Friday, May 31 will provide us with countless matches of note, as multiple local players take center stage. That includes Richard Gasquet and Marion Bartoli, who look to win in their home country of France.
So when can you watch and what should you be watching for?
Time: Friday, May 31 at 5 a.m. EDT
Live Stream: WatchESPN
TV: ESPN 2
Second Round: (7) Richard Gasquet, France versus Michal Przysiezny, Poland at 5 a.m. ET
At 5 a.m. ET, Richard Gasquet will take to Court 1 to battle Michal Przysiezny of Poland. Gasquet, the seventh seed that hails from France, will be looking to put on a show for his home crowd and advance to the third round.
The winner of this match would face either Nikolay Davydenko or Denis Istomin.
Gasquet certainly has the home-court advantage, per se, but he has been an underachiever at Roland Garros. Gasquet has lost in the fourth round in consecutive years, never making it past that plateau in his career.
At 26, there's reason to believe that this could be the year Gasquet breaks through.
Gasquet has won two tournaments this year, including the local Open Sud De France. While he's tailed off in recent events, there's reason to believe he can make a relatively deep run in this tournament after making consecutive fourth-round appearances.
His ability to crack the quarterfinals is debatable, but against Przysiezny, a loss would be nothing short of a stunning upset.
Second Round: (13) Marion Bartoli, France versus Mariana Duque Marino, Colombia at 5 a.m. ET
Marion Bartoli is a local favorite, as the 28-year-old reached the semifinals of the French Open in 2011. Two years later, Bartoli will look to build on that success with her two-handed forehand and thus win the title in front of her home crowd.
After falling out of the 2012 French Open in the second round, however, there's reason to believe that she's in danger of facing a similar fate in 2013.
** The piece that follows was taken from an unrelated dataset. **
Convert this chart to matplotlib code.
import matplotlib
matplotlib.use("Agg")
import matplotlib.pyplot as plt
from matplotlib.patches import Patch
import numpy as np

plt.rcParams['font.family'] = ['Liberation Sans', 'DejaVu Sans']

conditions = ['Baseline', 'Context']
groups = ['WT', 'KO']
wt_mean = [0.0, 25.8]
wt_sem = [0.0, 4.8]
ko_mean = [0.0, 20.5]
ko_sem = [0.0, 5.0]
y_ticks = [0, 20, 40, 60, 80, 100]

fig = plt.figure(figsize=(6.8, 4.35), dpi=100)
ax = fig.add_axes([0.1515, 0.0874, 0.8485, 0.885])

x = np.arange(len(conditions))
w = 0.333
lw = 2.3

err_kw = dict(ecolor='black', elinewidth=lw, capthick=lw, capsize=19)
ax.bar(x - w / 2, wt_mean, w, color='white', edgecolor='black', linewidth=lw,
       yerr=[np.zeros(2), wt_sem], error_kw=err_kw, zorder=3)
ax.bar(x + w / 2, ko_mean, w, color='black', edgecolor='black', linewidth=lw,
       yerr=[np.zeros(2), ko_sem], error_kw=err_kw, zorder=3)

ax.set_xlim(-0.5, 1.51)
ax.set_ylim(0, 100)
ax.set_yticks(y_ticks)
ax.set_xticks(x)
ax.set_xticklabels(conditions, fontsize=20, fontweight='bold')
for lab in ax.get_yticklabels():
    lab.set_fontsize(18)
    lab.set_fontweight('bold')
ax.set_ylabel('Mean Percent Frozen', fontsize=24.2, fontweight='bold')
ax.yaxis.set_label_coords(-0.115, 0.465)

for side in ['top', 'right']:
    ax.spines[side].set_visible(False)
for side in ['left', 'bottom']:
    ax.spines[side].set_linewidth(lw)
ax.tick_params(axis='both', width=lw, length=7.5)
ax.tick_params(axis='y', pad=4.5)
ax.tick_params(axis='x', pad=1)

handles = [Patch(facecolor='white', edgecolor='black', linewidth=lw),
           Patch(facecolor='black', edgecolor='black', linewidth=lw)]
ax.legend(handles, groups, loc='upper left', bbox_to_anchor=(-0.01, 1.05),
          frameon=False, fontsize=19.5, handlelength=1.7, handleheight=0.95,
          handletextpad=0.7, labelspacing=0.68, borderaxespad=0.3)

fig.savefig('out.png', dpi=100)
Bartoli will play Mariana Duque Marino, who is a 23-year-old from Colombia. Marino hasn't experienced a significant amount of success, but she is young and on the rise, which serves as a factor in every major tournament.
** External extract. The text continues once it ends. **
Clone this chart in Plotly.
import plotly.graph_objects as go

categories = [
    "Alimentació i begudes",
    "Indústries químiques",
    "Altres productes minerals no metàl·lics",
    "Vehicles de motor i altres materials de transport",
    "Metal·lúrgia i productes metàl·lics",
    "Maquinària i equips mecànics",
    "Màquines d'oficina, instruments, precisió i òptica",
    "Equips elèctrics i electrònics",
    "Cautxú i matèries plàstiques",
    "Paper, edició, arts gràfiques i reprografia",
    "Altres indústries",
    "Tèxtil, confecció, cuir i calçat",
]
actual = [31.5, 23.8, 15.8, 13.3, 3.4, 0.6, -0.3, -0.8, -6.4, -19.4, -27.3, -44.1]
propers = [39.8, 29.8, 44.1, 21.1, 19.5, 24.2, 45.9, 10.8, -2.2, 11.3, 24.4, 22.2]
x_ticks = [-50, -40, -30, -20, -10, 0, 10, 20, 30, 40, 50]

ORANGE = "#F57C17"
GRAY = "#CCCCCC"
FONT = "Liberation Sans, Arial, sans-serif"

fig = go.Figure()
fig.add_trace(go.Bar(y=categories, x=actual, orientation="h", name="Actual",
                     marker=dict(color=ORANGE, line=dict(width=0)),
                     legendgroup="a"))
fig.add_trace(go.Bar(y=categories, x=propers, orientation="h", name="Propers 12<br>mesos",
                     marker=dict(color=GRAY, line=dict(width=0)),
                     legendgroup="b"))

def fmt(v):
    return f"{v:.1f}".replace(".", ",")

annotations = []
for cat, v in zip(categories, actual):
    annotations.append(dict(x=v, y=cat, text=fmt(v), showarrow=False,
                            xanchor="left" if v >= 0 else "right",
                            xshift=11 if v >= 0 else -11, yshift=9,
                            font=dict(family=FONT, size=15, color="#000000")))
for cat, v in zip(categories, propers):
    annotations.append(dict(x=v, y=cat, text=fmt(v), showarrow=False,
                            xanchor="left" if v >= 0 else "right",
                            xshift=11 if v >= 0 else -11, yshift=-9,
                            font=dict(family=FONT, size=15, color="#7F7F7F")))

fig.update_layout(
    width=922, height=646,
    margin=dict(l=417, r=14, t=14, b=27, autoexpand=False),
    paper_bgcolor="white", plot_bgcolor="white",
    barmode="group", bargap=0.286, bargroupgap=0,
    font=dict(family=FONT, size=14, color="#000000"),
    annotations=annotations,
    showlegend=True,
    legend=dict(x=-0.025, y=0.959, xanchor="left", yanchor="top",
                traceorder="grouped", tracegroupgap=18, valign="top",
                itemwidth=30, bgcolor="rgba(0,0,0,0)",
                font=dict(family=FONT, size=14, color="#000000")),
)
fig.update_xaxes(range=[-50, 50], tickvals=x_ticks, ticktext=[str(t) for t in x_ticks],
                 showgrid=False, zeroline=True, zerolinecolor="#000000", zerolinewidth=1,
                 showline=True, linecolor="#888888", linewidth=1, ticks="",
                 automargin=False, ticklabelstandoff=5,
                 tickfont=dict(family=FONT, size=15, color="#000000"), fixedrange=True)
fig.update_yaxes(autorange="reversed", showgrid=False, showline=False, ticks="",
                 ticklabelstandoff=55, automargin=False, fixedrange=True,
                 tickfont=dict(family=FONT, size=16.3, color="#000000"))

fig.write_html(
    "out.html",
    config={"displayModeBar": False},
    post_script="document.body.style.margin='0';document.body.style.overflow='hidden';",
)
The question is, can Bartoli bounce back from a lackluster year to win for her home crowd?
Bartoli has struggled in 2013, going 11-11 and facing first-round exits in three of her past four tournaments. A win in the second round at the French Open could be what she needs to rediscover her form.
A loss could be devastating.
Third Round: (4) David Ferrer, Spain versus Feliciano Lopez, Spain at TBD
David Ferrer is, arguably, the best tennis player in the world that is not named Novak Djokovic, Roger Federer, Andy Murray or Rafael Nadal. The 31-year-old has made it to the quarterfinals in five straight Grand Slam events, reaching the semifinals on three of those occasions.
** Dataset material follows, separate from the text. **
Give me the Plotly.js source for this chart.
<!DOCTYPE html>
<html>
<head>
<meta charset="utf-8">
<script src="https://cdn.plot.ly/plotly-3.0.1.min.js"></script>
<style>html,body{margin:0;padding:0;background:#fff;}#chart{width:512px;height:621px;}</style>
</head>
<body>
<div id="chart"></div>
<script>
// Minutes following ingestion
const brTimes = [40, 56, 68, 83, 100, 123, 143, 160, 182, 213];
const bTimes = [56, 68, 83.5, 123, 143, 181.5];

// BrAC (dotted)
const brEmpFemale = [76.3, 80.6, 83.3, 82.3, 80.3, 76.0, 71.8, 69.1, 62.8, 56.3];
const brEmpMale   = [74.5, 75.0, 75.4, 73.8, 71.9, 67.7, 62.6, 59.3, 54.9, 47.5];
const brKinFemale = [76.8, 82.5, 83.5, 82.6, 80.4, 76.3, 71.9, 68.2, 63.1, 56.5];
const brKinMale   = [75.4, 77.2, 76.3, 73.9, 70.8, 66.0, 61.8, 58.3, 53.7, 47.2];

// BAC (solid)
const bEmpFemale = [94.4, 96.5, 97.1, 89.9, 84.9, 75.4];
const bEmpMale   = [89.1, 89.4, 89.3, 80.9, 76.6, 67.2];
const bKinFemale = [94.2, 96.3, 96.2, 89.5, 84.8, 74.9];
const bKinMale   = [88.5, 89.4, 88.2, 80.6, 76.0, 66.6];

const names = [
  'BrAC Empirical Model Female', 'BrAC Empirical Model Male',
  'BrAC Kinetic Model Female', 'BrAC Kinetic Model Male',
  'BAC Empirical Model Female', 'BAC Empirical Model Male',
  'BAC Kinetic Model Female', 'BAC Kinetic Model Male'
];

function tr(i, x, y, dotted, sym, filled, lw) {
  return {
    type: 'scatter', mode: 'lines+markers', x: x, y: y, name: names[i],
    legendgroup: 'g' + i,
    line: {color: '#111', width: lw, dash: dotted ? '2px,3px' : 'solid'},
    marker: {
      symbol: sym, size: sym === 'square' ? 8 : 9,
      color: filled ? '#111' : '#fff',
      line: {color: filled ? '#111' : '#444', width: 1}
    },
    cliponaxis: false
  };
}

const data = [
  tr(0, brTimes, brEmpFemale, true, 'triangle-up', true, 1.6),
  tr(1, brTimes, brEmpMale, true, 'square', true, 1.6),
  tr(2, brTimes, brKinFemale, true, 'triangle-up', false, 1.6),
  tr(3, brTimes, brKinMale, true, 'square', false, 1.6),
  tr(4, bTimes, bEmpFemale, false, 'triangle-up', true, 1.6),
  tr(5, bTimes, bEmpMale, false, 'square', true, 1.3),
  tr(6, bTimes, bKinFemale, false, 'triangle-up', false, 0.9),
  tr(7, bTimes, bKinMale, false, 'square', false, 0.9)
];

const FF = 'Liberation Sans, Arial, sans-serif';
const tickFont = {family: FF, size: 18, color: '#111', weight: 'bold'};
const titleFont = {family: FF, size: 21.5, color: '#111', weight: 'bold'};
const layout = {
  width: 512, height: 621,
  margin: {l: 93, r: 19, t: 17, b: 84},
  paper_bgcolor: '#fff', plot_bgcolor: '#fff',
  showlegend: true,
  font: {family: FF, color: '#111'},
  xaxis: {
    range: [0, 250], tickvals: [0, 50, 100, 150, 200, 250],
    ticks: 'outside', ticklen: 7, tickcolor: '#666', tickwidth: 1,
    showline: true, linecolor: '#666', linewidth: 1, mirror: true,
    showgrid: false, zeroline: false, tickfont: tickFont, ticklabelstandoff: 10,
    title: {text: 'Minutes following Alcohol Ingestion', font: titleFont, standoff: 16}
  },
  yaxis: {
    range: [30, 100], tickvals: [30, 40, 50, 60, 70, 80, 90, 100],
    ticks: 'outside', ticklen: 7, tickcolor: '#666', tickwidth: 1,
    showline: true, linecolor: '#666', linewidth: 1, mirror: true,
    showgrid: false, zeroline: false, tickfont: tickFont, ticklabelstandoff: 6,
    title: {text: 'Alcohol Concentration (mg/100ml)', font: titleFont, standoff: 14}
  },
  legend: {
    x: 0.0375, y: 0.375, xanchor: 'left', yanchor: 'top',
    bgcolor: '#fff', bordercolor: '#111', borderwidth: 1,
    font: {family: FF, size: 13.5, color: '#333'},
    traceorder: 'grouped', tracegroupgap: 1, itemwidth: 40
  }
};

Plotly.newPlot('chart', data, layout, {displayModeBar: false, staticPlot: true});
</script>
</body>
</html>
That includes the 2012 French Open, where he lost to—of course—Nadal.
Thus far in 2013, Ferrer has won two tournaments and made three other finals appearances. He's also lost in the first or second round of two other tournaments.
Ferrer is often the face for consistency, but at the French Open, that could be put to the test.
Ferrer faces fellow Spaniard Feliciano Lopez. While Lopez has not experienced the greatest success at Roland Garros, he's quite familiar with Ferrer, as they were doubles partners at the London Olympics.
This should be one of the better matches of the tournament if both men come to play.